The Taste of Real Allotment Cooking
There’s a particular flavour that comes from cooking with what you’ve grown yourself. It’s simpler than what most people are used to — in the best possible way. Modern food leans on stock cubes, thickeners, stabilisers, and a long list of extras designed to make everything taste identical. Allotment cooking doesn’t bother with any of that. It’s just real ingredients doing their own work, the way they always have.
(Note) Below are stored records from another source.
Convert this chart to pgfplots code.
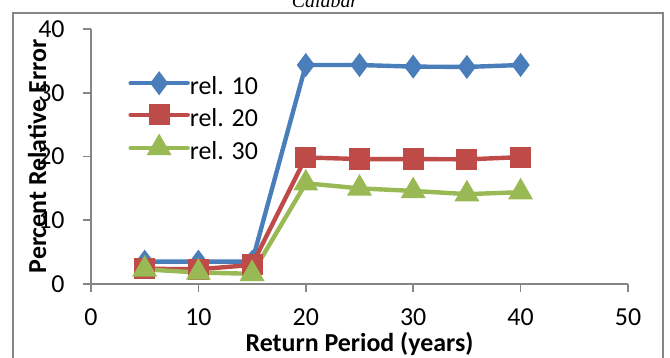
\documentclass[border=0pt]{standalone}
\usepackage{pgfplots}
\pgfplotsset{compat=1.18}
\usepackage{fontspec}
\setmainfont{Carlito}
\newfontfamily\titlefont{Liberation Serif}
\definecolor{c1}{HTML}{4A7EBB}
\definecolor{c2}{HTML}{BE4B48}
\definecolor{c3}{HTML}{98B954}
\definecolor{axgray}{HTML}{868686}
\begin{document}
\begin{tikzpicture}[x=1bp,y=1bp]
\useasboundingbox (0,0) rectangle (335,179);
\draw[axgray, line width=0.8bp] (6.5,-10) -- (6.5,172.5) -- (331.5,172.5) -- (331.5,-10);
\node[font=\titlefont\itshape\fontsize{10}{12}\selectfont, anchor=base] at (162.5,175.3) {Calabar};
\begin{axis}[
  at={(45.5bp,37bp)}, anchor=origin,
  scale only axis, width=268.5bp, height=127.5bp,
  xmin=0, xmax=50, ymin=0, ymax=40,
  xtick={0,10,20,30,40,50}, ytick={0,10,20,30,40},
  axis x line=bottom, axis y line=left,
  axis line style={-, axgray, line width=0.8bp},
  tick style={axgray, line width=0.8bp},
  tick align=outside, major tick length=4bp,
  minor tick num=0,
  /pgf/number format/assume math mode=true,
  ticklabel style={font=\fontsize{13}{15}\selectfont},
  xticklabel style={anchor=base, yshift=-16.5bp, inner sep=0pt},
  yticklabel style={anchor=east, inner sep=0pt, xshift=-9bp},
  xlabel={\textbf{Return Period (years)}},
  ylabel={\textbf{Percent Relative Error}},
  label style={font=\fontsize{13}{15}\selectfont},
  xlabel style={at={(axis description cs:0.5,0)}, anchor=base, yshift=-33.5bp, inner sep=0pt},
  ylabel style={at={(axis description cs:0,0.5)}, anchor=center, yshift=27bp, inner sep=0pt},
  clip=false,
  legend cell align=left,
  legend style={at={(axis description cs:0.069,0.822)}, anchor=north west, draw=none, fill=none, inner sep=0pt,
    font=\fontsize{13}{15}\selectfont,
    nodes={inner sep=0pt, text height=9bp, text depth=5.8bp},
    row sep=0pt, /tikz/every even column/.style={column sep=1bp}},
  legend image code/.code={\draw[mark repeat=2,mark phase=2,line cap=round,#1] plot coordinates {(0bp,4.2bp)(14.25bp,4.2bp)(28.5bp,4.2bp)};},
]
\addplot[c1, line width=2.2bp, mark=diamond*, mark size=4.2bp, mark options={solid}] coordinates {
(5,3.5) (10,3.5) (15,3.5) (20,34.35) (25,34.35) (30,34.1) (35,34.05) (40,34.35)};
\addlegendentry{rel. 10}
\addplot[c2, line width=2.2bp, mark=square*, mark size=4.2bp, mark options={solid}] coordinates {
(5,2.4) (10,2.3) (15,3.0) (20,19.85) (25,19.6) (30,19.6) (35,19.55) (40,19.9)};
\addlegendentry{rel. 20}
\addplot[c3, line width=2.2bp, mark=triangle*, mark size=5bp, mark options={solid}] coordinates {
(5,2.3) (10,1.8) (15,1.6) (20,15.8) (25,15.0) (30,14.6) (35,14.1) (40,14.4)};
\addlegendentry{rel. 30}
\end{axis}
\end{tikzpicture}
\end{document}
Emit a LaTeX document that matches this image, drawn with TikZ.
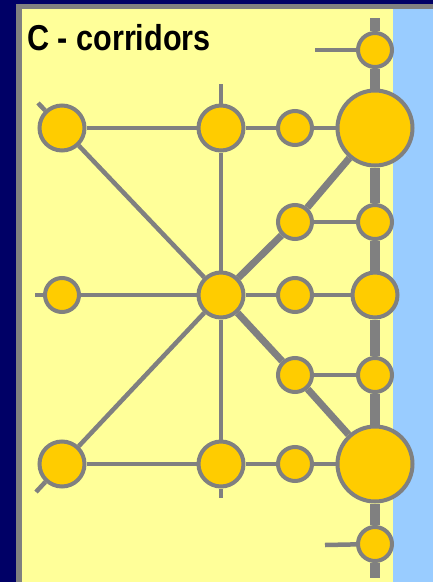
\documentclass[tikz,border=0pt]{standalone}
\usepackage{fontspec}
\setmainfont{Liberation Sans}
\usepackage{graphicx}

\definecolor{deepnavy}{HTML}{000066}
\definecolor{linegrey}{HTML}{808080}
\definecolor{paneyellow}{HTML}{FFFF99}
\definecolor{waterblue}{HTML}{99CCFF}
\definecolor{stopyellow}{HTML}{FFCC00}

\begin{document}
\begin{tikzpicture}[x=1pt,y=-1pt,
    stop/.style={circle,draw=linegrey,line width=4pt,fill=stopyellow,inner sep=0pt},
    sstop/.style={stop,minimum size=34pt},
    mstop/.style={stop,minimum size=45pt},
    bstop/.style={stop,minimum size=75pt},
    road/.style={draw=linegrey,line width=4.5pt},
    corridor/.style={draw=linegrey,line width=7pt},
    spine/.style={draw=linegrey,line width=10pt}]
    \useasboundingbox (0,0) rectangle (433,582);

    % panels
    \fill[deepnavy] (0,0) rectangle (433,582);
    \fill[linegrey] (16,4) rectangle (433,582);
    \fill[paneyellow] (22,9) rectangle (393,582);
    \fill[waterblue] (393,9) rectangle (433,582);

    \node[anchor=base west,inner sep=0pt,font=\bfseries\fontsize{36}{36}\selectfont]
        (title) at (27,50) {\scalebox{0.85}[1]{C - corridors}};

    % stops
    \node[sstop] (d0) at (375,50) {};
    \node[mstop] (a1) at (62,128) {};
    \node[mstop] (b1) at (221,128) {};
    \node[sstop] (c1) at (295,128) {};
    \node[bstop] (d1) at (375,128) {};
    \node[sstop] (c2) at (295,222) {};
    \node[sstop] (d2) at (375,222) {};
    \node[sstop] (a3) at (62,295) {};
    \node[mstop] (b3) at (221,295) {};
    \node[sstop] (c3) at (295,295) {};
    \node[mstop] (d3) at (375,295) {};
    \node[sstop] (c4) at (295,375) {};
    \node[sstop] (d4) at (375,375) {};
    \node[mstop] (a5) at (62,464) {};
    \node[mstop] (b5) at (221,464) {};
    \node[sstop] (c5) at (295,464) {};
    \node[bstop] (d5) at (375,464) {};
    \node[sstop] (d6) at (375,544) {};

    % loose ends
    \coordinate (top) at (375,18);
    \coordinate (bot) at (375,578);
    \coordinate (btop) at (221,84);
    \coordinate (bbot) at (221,498);
    \coordinate (nw) at (38,103);
    \coordinate (sw) at (36,492);
    \coordinate (w) at (35,295);
    \coordinate (ntail) at (315,50);
    \coordinate (stail) at (325,545);

    \path
    (a1)    edge[road]      (b1)
    (b1)    edge[road]      (c1)
    (c1)    edge[road]      (d1)
    (w)     edge[road]      (a3)
    (a3)    edge[road]      (b3)
    (b3)    edge[road]      (c3)
    (c3)    edge[road]      (d3)
    (a5)    edge[road]      (b5)
    (b5)    edge[road]      (c5)
    (c5)    edge[road]      (d5)
    (c2)    edge[road]      (d2)
    (c4)    edge[road]      (d4)
    (nw)    edge[road]      (a1)
    (a1)    edge[road]      (b3)
    (sw)    edge[road]      (a5)
    (a5)    edge[road]      (b3)
    (btop)  edge[road]      (b1)
    (b1)    edge[road]      (b3)
    (b3)    edge[road]      (b5)
    (b5)    edge[road]      (bbot)
    (ntail) edge[road]      (d0)
    (stail) edge[road]      (d6)
    (b3)    edge[corridor]  (c2)
    (c2)    edge[corridor]  (d1)
    (b3)    edge[corridor]  (c4)
    (c4)    edge[corridor]  (d5);

    \foreach \u/\v in {top/d0,d0/d1,d1/d2,d2/d3,d3/d4,d4/d5,d5/d6,d6/bot}
        {\draw[spine] (\u) -- (\v);}
\end{tikzpicture}
\end{document}
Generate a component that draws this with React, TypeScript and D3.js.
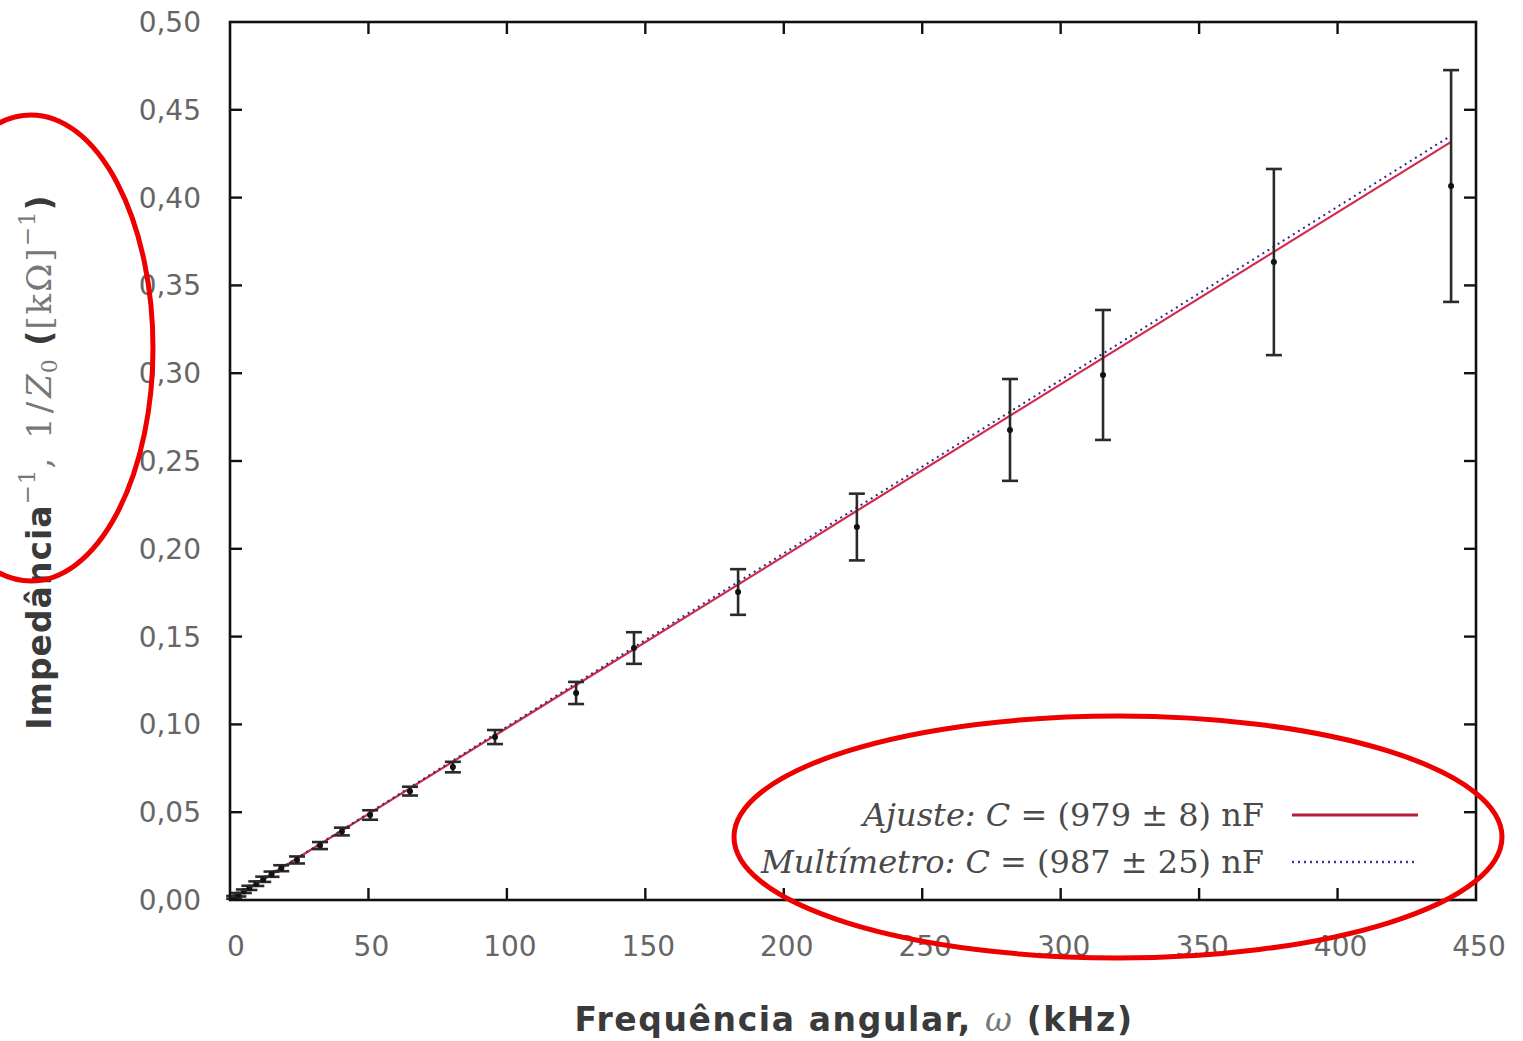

Take new potatoes. Freshly lifted, still carrying the cool scent of the soil, they bring a natural sweetness and creaminess you’ll never get from a supermarket bag. Cook them gently with a little fat, herbs, and water, and they thicken the broth themselves. No flour, no cream, no fuss. The result isn’t silky like a café soup — it’s rustic, soft‑edged, and honest. A broth that clings lightly to the spoon because the potatoes have given you everything they’ve got.
The fat adds a quiet richness. A spoon of lard or dripping gives warmth and depth without heaviness — the sort of flavour people used to take for granted before everything became low‑fat and over‑processed. It’s not greasy or overwhelming; it’s just round and comforting, the way traditional farmhouse cooking always was.
A pinch of herbs — thyme, parsley, chives, whatever’s thriving on your plot — lifts the whole thing. Nothing fancy. Nothing that tries to turn it into something it isn’t. Allotment food isn’t here to impress; it’s here to nourish, warm, and make sense of the season you’re in.
And that’s the heart of it: seasonality. New potatoes are a treat because they’re fleeting. You wait all spring for that first forkful, and when it arrives, it tastes of the year waking up. Cooking them simply lets that flavour shine. No need to drown them in stock or hide them behind spices. You taste the potato. You taste the herb. You taste the moment.
And the best part is how easy it is. You don’t need anything dramatic. A pocket allotment brew kit — the same little setup you use for tea — is enough. A small flame, a tiny pot, and a handful of your own potatoes turn a quick break into a small ritual: a warm bowl, a quiet bench, and the satisfaction of eating something you grew yourself.
It’s not restaurant food, and it’s not trying to be. It’s the kind of bowl that makes sense when you’re sat on your allotment bench, taking a breather, letting the world slow down a bit. Real food, grown by your own hands, cooked in a way that honours it.
That’s allotment cooking: natural, basic, seasonal — and better for it.